What if community cat feeders who are out there every day caring for a colony tell you that a specific cat just showed up, is not part of their colony, and is being chased or attacked by the other cats when it tries to eat? That it climbed in their lap, hungry and crying, and they brought it to you so you could find it a home? Could you do that?

No. It’s a community cat. If its body condition is good, that means its thriving.

How do you know that it wasn’t just abandoned a day or two ago, and so still appears healthy?

We’re experts.

Well, isn’t the caretaker of a colony an expert on that colony?

No. We are.

What if you’re wrong, and the cat does not have any source of food or water?

We assume it does.

You do know that abandoning a cat is against California State law?

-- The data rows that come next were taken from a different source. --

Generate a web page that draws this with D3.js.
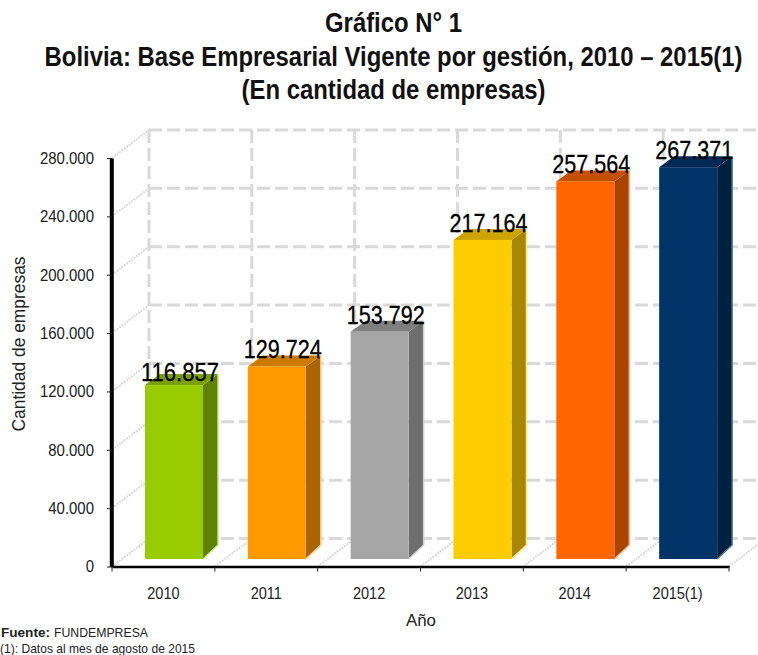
<!DOCTYPE html>
<html>
<head>
<meta charset="utf-8">
<script src="https://cdn.jsdelivr.net/npm/d3@7"></script>
<style>
  html, body { margin: 0; padding: 0; background: #fff; }
  svg { display: block; font-family: "Liberation Sans", Arial, sans-serif; }
</style>
</head>
<body>
<script>
const years = ['2010', '2011', '2012', '2013', '2014', '2015(1)'];
const empresas = [116857, 129724, 153792, 217164, 257564, 267371];
const yTicks = [0, 40000, 80000, 120000, 160000, 200000, 240000, 280000];
const frontColors = ['#99cc00', '#ff9900', '#a6a6a6', '#ffcc00', '#ff6600', '#003366'];
const sideColors = ['#5f8000', '#a86500', '#6e6e6e', '#a88700', '#a84300', '#002040'];
const topColors = ['#7a9f00', '#cc7a00', '#7f7f7f', '#cca300', '#c45000', '#002a55'];
const edgeColors = ['#cce680', '#ffcc80', '#d2d2d2', '#ffe680', '#ffb380', '#5a7a9a'];
const titleLines = ['Gráfico N° 1', 'Bolivia: Base Empresarial Vigente por gestión, 2010 – 2015(1)', '(En cantidad de empresas)'];

const fmt = v => d3.format(',')(v).replace(/,/g, '.');

const svgWidth = 758, svgHeight = 655;
const x0 = 112, x1 = 729, y0 = 566.5, yTop = 158;
const wallDx = 37, wallDy = 28;      // depth of the floor
const barInset = 33, barWidth = 58, barBase = 559;
const depthX = 15, depthTop = 11, depthBase = 14;

const svg = d3.select('body').append('svg')
  .attr('width', svgWidth)
  .attr('height', svgHeight);

const x = d3.scaleBand().domain(years).range([x0, x1]);
const y = d3.scaleLinear().domain([0, 280000]).range([y0, yTop]);
// the bars sit on their own plane, a bit behind the axis
const yBar = d3.scaleLinear().domain([0, 280000]).range([554.3, 148.9]);

// squeeze a text to a share of its natural width
function squeeze(sel, ratio) {
  sel.each(function () {
    const w = this.getComputedTextLength();
    d3.select(this)
      .attr('textLength', w * ratio)
      .attr('lengthAdjust', 'spacingAndGlyphs');
  });
}

// title, scaled because its natural width is wider than the page
svg.append('g').selectAll('text')
  .data(titleLines)
  .join('text')
  .attr('transform', (d, i) => `translate(393.5,${[32, 66, 99][i]}) scale(0.885,1)`)
  .attr('text-anchor', 'middle')
  .attr('font-weight', 'bold')
  .attr('font-size', 27)
  .attr('fill', '#111')
  .text(d => d);

// grid: back wall and floor lines
const grid = svg.append('g')
  .attr('fill', 'none')
  .attr('stroke', '#d9d9d9')
  .attr('stroke-width', 3);

grid.selectAll('.h')
  .data(yTicks)
  .join('line')
  .attr('class', 'h')
  .attr('x1', x0 + wallDx)
  .attr('x2', svgWidth)
  .attr('y1', d => y(d) - wallDy)
  .attr('y2', d => y(d) - wallDy)
  .attr('stroke-dasharray', '13 5');

grid.selectAll('.v')
  .data(years)
  .join('line')
  .attr('class', 'v')
  .attr('x1', d => x(d) + wallDx)
  .attr('x2', d => x(d) + wallDx)
  .attr('y1', y(280000) - wallDy)
  .attr('y2', y(0) - wallDy)
  .attr('stroke-dasharray', '13 5');

grid.selectAll('.wall')
  .data(yTicks)
  .join('line')
  .attr('class', 'wall')
  .attr('x1', x0)
  .attr('x2', x0 + wallDx)
  .attr('y1', d => y(d))
  .attr('y2', d => y(d) - wallDy)
  .attr('stroke-width', 2)
  .attr('stroke-dasharray', '2 1');

grid.selectAll('.floor')
  .data(years.slice(1).map(d => x(d)).concat([x1]))
  .join('line')
  .attr('class', 'floor')
  .attr('x1', d => d)
  .attr('x2', d => d + wallDx)
  .attr('y1', y(0))
  .attr('y2', y(0) - wallDy)
  .attr('stroke-width', 2)
  .attr('stroke-dasharray', '2 1');

// bars
const bars = svg.append('g').selectAll('g')
  .data(years.map((d, i) => ({ year: d, value: empresas[i], i })))
  .join('g');

const barLeft = d => x(d.year) + barInset;
const barTop = d => yBar(d.value);

bars.append('path')
  .attr('fill', d => sideColors[d.i])
  .attr('d', d => {
    const r = barLeft(d) + barWidth;
    return `M${r},${barTop(d)}L${r + depthX},${barTop(d) - depthTop}L${r + depthX},${barBase - depthBase}L${r},${barBase}Z`;
  });

// light edge around the side face
bars.append('path')
  .attr('fill', 'none')
  .attr('stroke', d => edgeColors[d.i])
  .attr('stroke-width', 1.5)
  .attr('d', d => {
    const r = barLeft(d) + barWidth;
    return `M${r + depthX},${barTop(d) - depthTop}L${r + depthX},${barBase - depthBase}L${r},${barBase}`;
  });

bars.append('path')
  .attr('fill', d => topColors[d.i])
  .attr('d', d => {
    const l = barLeft(d), t = barTop(d);
    return `M${l},${t}L${l + depthX},${t - depthTop}L${l + barWidth + depthX},${t - depthTop}L${l + barWidth},${t}Z`;
  });

bars.append('rect')
  .attr('x', barLeft)
  .attr('y', barTop)
  .attr('width', barWidth)
  .attr('height', d => barBase - barTop(d))
  .attr('fill', d => frontColors[d.i]);

// axes
const yAxis = d3.axisLeft(y)
  .tickValues(yTicks)
  .tickFormat(fmt)
  .tickSize(5)
  .tickSizeOuter(0)
  .tickPadding(13);

const gy = svg.append('g')
  .attr('transform', `translate(${x0},0)`)
  .call(yAxis);
gy.select('.domain').attr('stroke', '#000').attr('stroke-width', 4).attr('transform', 'translate(-0.7,0)');
gy.selectAll('.tick line').attr('stroke', '#222');
gy.selectAll('text')
  .attr('font-size', 17)
  .attr('fill', '#222')
  .call(squeeze, 0.88);

const xAxis = d3.axisBottom(x).tickSize(0).tickPadding(21);
const gx = svg.append('g')
  .attr('transform', `translate(0,${y0})`)
  .call(xAxis);
gx.select('.domain').attr('stroke', '#000').attr('stroke-width', 2.5);
gx.selectAll('text')
  .attr('font-size', 16.5)
  .attr('fill', '#222')
  .call(squeeze, 0.88);
gx.selectAll('.edge')
  .data(years.map(d => x(d)).concat([x1]))
  .join('line')
  .attr('class', 'edge')
  .attr('x1', d => d)
  .attr('x2', d => d)
  .attr('y1', 0)
  .attr('y2', 5)
  .attr('stroke', '#222');

// value labels
bars.append('text')
  .attr('x', d => barLeft(d) + 35)
  .attr('y', d => barTop(d) - (d.i === 0 ? 4 : 8))
  .attr('text-anchor', 'middle')
  .attr('font-size', 26)
  .attr('fill', '#000')
  .attr('stroke', '#000')
  .attr('stroke-width', 0.3)
  .attr('textLength', 78)
  .attr('lengthAdjust', 'spacingAndGlyphs')
  .text(d => fmt(d.value));

// axis titles
svg.append('text')
  .attr('transform', 'translate(25,344) rotate(-90)')
  .attr('text-anchor', 'middle')
  .attr('font-size', 17.5)
  .attr('fill', '#222')
  .attr('textLength', 175)
  .attr('lengthAdjust', 'spacingAndGlyphs')
  .text('Cantidad de empresas');

svg.append('text')
  .attr('x', 421)
  .attr('y', 626)
  .attr('text-anchor', 'middle')
  .attr('font-size', 17)
  .attr('fill', '#222')
  .attr('textLength', 30)
  .attr('lengthAdjust', 'spacingAndGlyphs')
  .text('Año');

// source notes
svg.append('text')
  .attr('x', 1)
  .attr('y', 637)
  .attr('font-size', 13)
  .attr('font-weight', 'bold')
  .attr('fill', '#222')
  .attr('textLength', 49)
  .attr('lengthAdjust', 'spacingAndGlyphs')
  .text('Fuente:');

svg.append('text')
  .attr('x', 54)
  .attr('y', 637)
  .attr('font-size', 13)
  .attr('fill', '#222')
  .attr('textLength', 94)
  .attr('lengthAdjust', 'spacingAndGlyphs')
  .text('FUNDEMPRESA');

svg.append('text')
  .attr('x', 0)
  .attr('y', 653)
  .attr('font-size', 13)
  .attr('fill', '#222')
  .attr('textLength', 195)
  .attr('lengthAdjust', 'spacingAndGlyphs')
  .text('(1): Datos al mes de agosto de 2015');
</script>
</body>
</html>
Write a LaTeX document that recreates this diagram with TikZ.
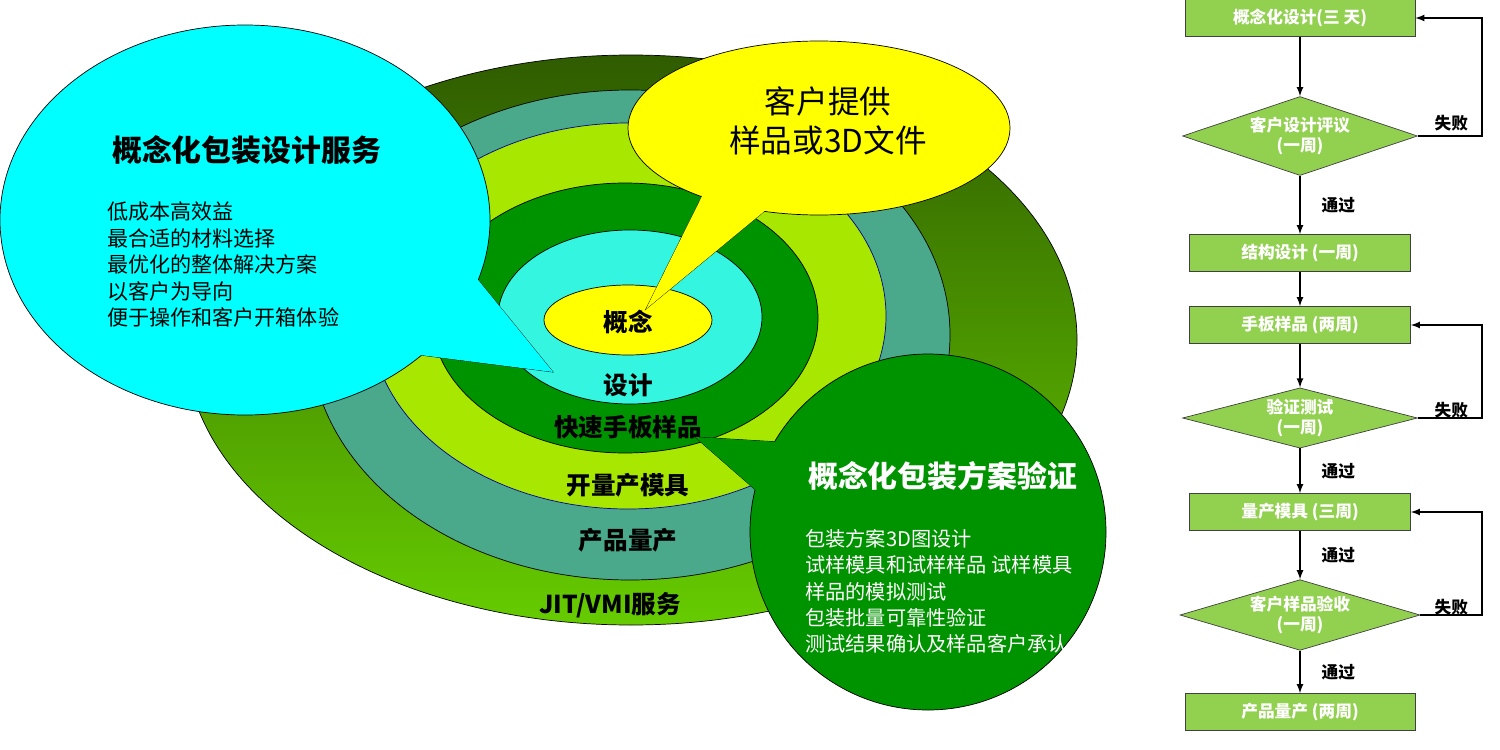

We’re working to change that.

That last statement is not an idle threat. A recent bill in the California Senate (SB 1459) sought to exempt “community cats” from protection under the abandonment law. They defined “community cat” as “a domesticated cat who lives primarily outdoors and appears to be unowned.” Pet Assistance Foundation, with the cooperation of Fix Our Shelters, Social Compassion in Legislation, PETA, and many of you reading this, through hundreds of phone calls and emails to legislators, successfully got that bill amended. All language referring to community cats and amending the abandonment law to exclude them was removed. But they will try again.

Meanwhile, we are in court, striving to get the laws protecting cats enforced in San Diego. It’s difficult. The organization routinely breaking those laws, San Diego Humane Society, is also the one entrusted to enforce them.